Speakers call employees 'final frontier'
Providers have squeezed every corner of their businesses dry, looking for new efficiencies in a tight reimbursement climate. Now many are turning to their human capital to realize savings, say those delivering human resources-related educational sessions at Medtrade.
"There's only so much companies can cut," said Richard Davis, vice president of HR for Barnes Healthcare. "Where they have to realize savings is through their people."
How to do it? Here's a sneak peek at these speakers' advice:
That's the message Sarah Hanna of ECS Billing & Consulting will convey. She's seen in her own business a sustained 20% boost in productivity from implementing new workplace programs for wellness and personal satisfaction.
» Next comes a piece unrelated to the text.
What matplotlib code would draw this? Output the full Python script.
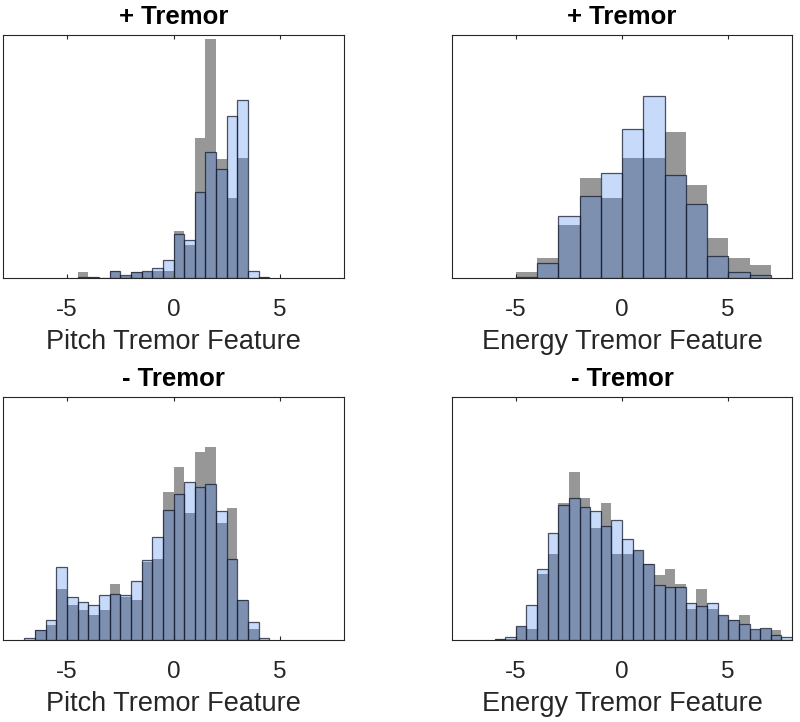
import matplotlib.pyplot as plt
import numpy as np

plt.rcParams['font.family'] = ['Liberation Sans', 'DejaVu Sans']

# pitch feature, + tremor (bins of 0.5 from -4.5)
pitch_pos_start = -4.5
pitch_pos_gray = [18, 3, 0, 21, 5, 18, 18, 22, 20, 140, 100, 420, 719, 359, 240, 360, 0, 3]
pitch_pos_blue = [4, 3, 0, 21, 10, 18, 22, 29, 53, 131, 115, 258, 379, 327, 488, 536, 21, 3]

# energy feature, + tremor (bins of 1 from -5)
energy_pos_start = -5
energy_pos_gray = [19, 59, 160, 300, 240, 360, 360, 440, 280, 119, 59, 39]
energy_pos_blue = [4, 44, 188, 247, 317, 449, 547, 310, 224, 66, 17, 9]

# pitch feature, - tremor (bins of 0.5 from -7)
pitch_neg_start = -7.0
pitch_neg_gray = [0, 30, 44, 152, 106, 91, 75, 91, 168, 129, 120, 234, 243, 445, 521,
                  382, 567, 580, 352, 397, 121, 32, 0]
pitch_neg_blue = [6, 30, 61, 221, 130, 115, 104, 134, 137, 134, 176, 242, 309, 392, 440,
                  475, 461, 468, 388, 245, 121, 54, 6]

# energy feature, - tremor (bins of 0.5 from -6)
energy_neg_start = -6.0
energy_neg_gray = [3, 2, 40, 32, 200, 260, 412, 504, 427, 337, 413, 260, 260, 268, 228,
                   197, 214, 167, 92, 152, 92, 72, 60, 76, 30, 32, 30, 0]
energy_neg_blue = [3, 9, 43, 104, 214, 323, 405, 428, 401, 388, 342, 360, 304, 271, 228,
                   165, 160, 160, 110, 102, 110, 75, 60, 47, 33, 37, 15, 8]

panels = [
    (pitch_pos_start, 0.5, pitch_pos_gray, pitch_pos_blue, '+ Tremor', 'Pitch Tremor Feature'),
    (energy_pos_start, 1.0, energy_pos_gray, energy_pos_blue, '+ Tremor', 'Energy Tremor Feature'),
    (pitch_neg_start, 0.5, pitch_neg_gray, pitch_neg_blue, '- Tremor', 'Pitch Tremor Feature'),
    (energy_neg_start, 0.5, energy_neg_gray, energy_neg_blue, '- Tremor', 'Energy Tremor Feature'),
]

W, H = 800, 722
boxes = [(3, 35, 344, 278), (452, 35, 792, 278), (3, 397, 344, 640), (452, 397, 792, 640)]

fig = plt.figure(figsize=(8, 7.22), dpi=100)
for (start, w, gray, blue, title, xlabel), (x0, y0, x1, y1) in zip(panels, boxes):
    ax = fig.add_axes([x0 / W, 1 - y1 / H, (x1 - x0) / W, (y1 - y0) / H])
    left = start + w * np.arange(len(gray))
    ax.bar(left, gray, width=w, align='edge', color=(0.32, 0.32, 0.32, 0.6), edgecolor='none')
    ax.bar(left, blue, width=w, align='edge', facecolor=(0.25, 0.5, 0.93, 0.29),
           edgecolor=(0.08, 0.1, 0.18, 0.75), linewidth=0.9)
    ax.set_xlim(-8, 8)
    ax.set_ylim(0, 731)
    ax.set_yticks([])
    ax.set_xticks([-5, 0, 5])
    ax.set_xticklabels(['-5', '0', '5'])
    ax.tick_params(axis='x', direction='in', top=True, length=3, pad=15,
                   labelsize=17.5, colors='#262626', width=0.8)
    for s in ax.spines.values():
        s.set_color('#262626')
        s.set_linewidth(0.8)
    ax.set_title(title, fontsize=18.5, fontweight='bold', pad=8)
    ax.set_xlabel(xlabel, fontsize=19.5, color='#262626', labelpad=6)

fig.savefig('out.png', dpi=100)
"You're not going to be happy unless you take pride in what you do and you take ownership," she said.
Invest in your assets
Your people are assets, and there's nothing impersonal about saying that, insists Erick Allen, CEO of training firm Level 4 Performance.
"An asset is something you employ to return your investment back to you," Allen said. "You want to put a lot into them so they can deliver for your company."
See people as your competitive advantage, Allen says.
"Sometimes the only differentiator you have in the marketplace is customer service or the knowledge of your people," he said. "What (the competition) doesn't have is your people."
Don't overlook the human resources function
Even if you can't afford an HR full-timer, said Davis, put someone in charge of staying on top of the latest employment legislation and provide your managers with extra training, especially those with hiring responsibilities.
Your glum mood with each new CMS announcement isn't helping employee morale, Hanna says.
"When management is stressed, that tends to come out," she said. Be straightforward and honest, she advised, but take a positive approach to preparing for the future.